The world-renowned singer-songwriter Ed Sheeran has faced multiple legal allegations of theft, most notably for his single ‘Thinking Out Loud.’ His win clears him of any wrongdoing, and ensures other artists are still free to use chord progressions in any manner they see fit.

Ed Sheeran has won a court case in New York this week and was ruled not liable for copyright infringement. He was accused of ‘ripping off’ Marvin Gaye’s ‘Let’s Get It On’ with his hit single ‘Thinking Out Loud.’

The result is being hailed as a major victory for songwriters, artists, and bands.

In a statement outside court, Sheeran said that he was ‘obviously happy’ with the result, adding that he ‘won’t have to retire from [his] day job after all.’ He remains angry at the tole these proceedings have taken both professionally and personally, however, commenting that he is ‘unbelievably frustrated that baseless claims like this are allowed to go to court at all.’

Ed missed his grandmother’s funeral to attend court, time he says he will ‘never get back.’

Sheeran’s lawyer, Ilene Farkas, described the lawsuit as flawed, arguing that the chords highlighted in both songs are ‘basic musical building blocks that forever must be free to use, or all of us who love music will be poorer for it.’

We’ve seen plenty of comparable legal proceedings crop up over the last decade or so, whereby one estate claims another artist has directly stolen another’s work.

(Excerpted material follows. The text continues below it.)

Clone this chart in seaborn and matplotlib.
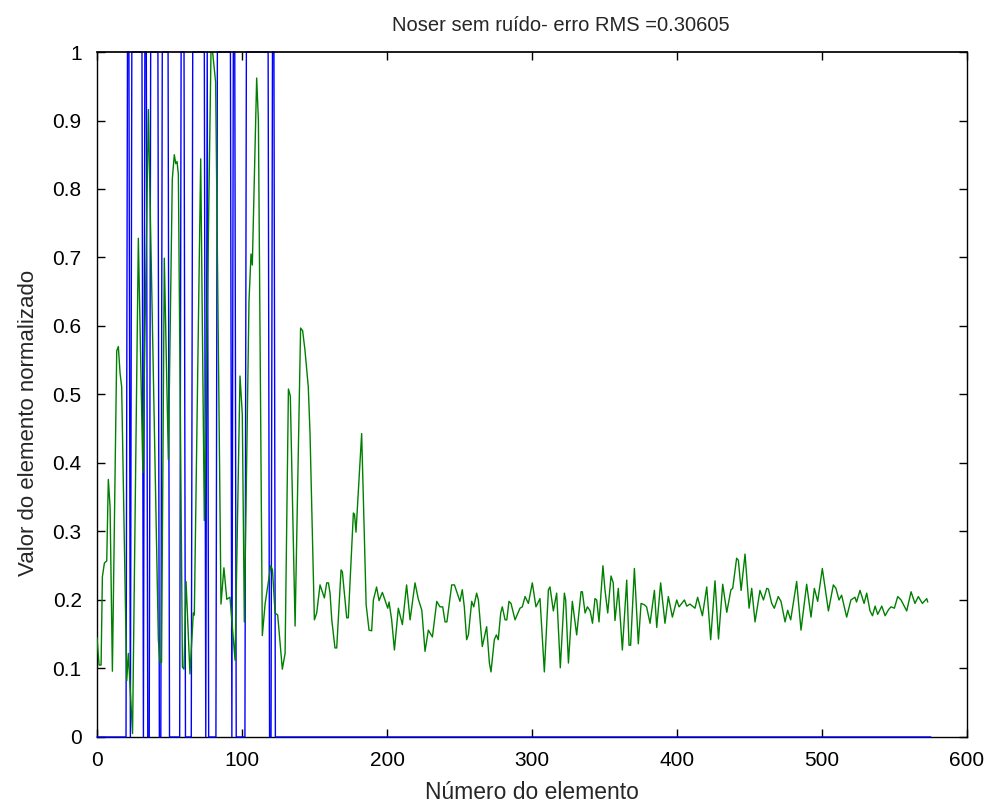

Marvin Gaye’s family similarly sued Robin Thicke for his ‘Blurred Lines’ single in 2015, and were awarded over $7 million USD in damages. Other artists have butted heads and settled their differences privately. Radiohead accused Lana Del Ray of copying their single ‘Creep’ for her own song ‘Get Free’ in 2018, for example.

While some of these claims may have merit, there is a risky precedence set when artists are ordered to shell over millions for the sake of a few chords. Where is the line between musical tools and directly lifting from another’s work?

That question will no doubt become even blurrier with the arrival of AI and deep-fake audio.

For now, Ed’s victory is being seen as a good thing for the industry, reinforcing the notion that chords, composition, and basic instrumentation should remain free for everyone to use, without fear of financial ruin by wealthy legacy estates.

As Ed himself said, ‘these trials take a significant toll on everyone involved.’ Creating music should not come with a huge legal caveat, one that may take artists away from their families and lives for weeks or months at a time.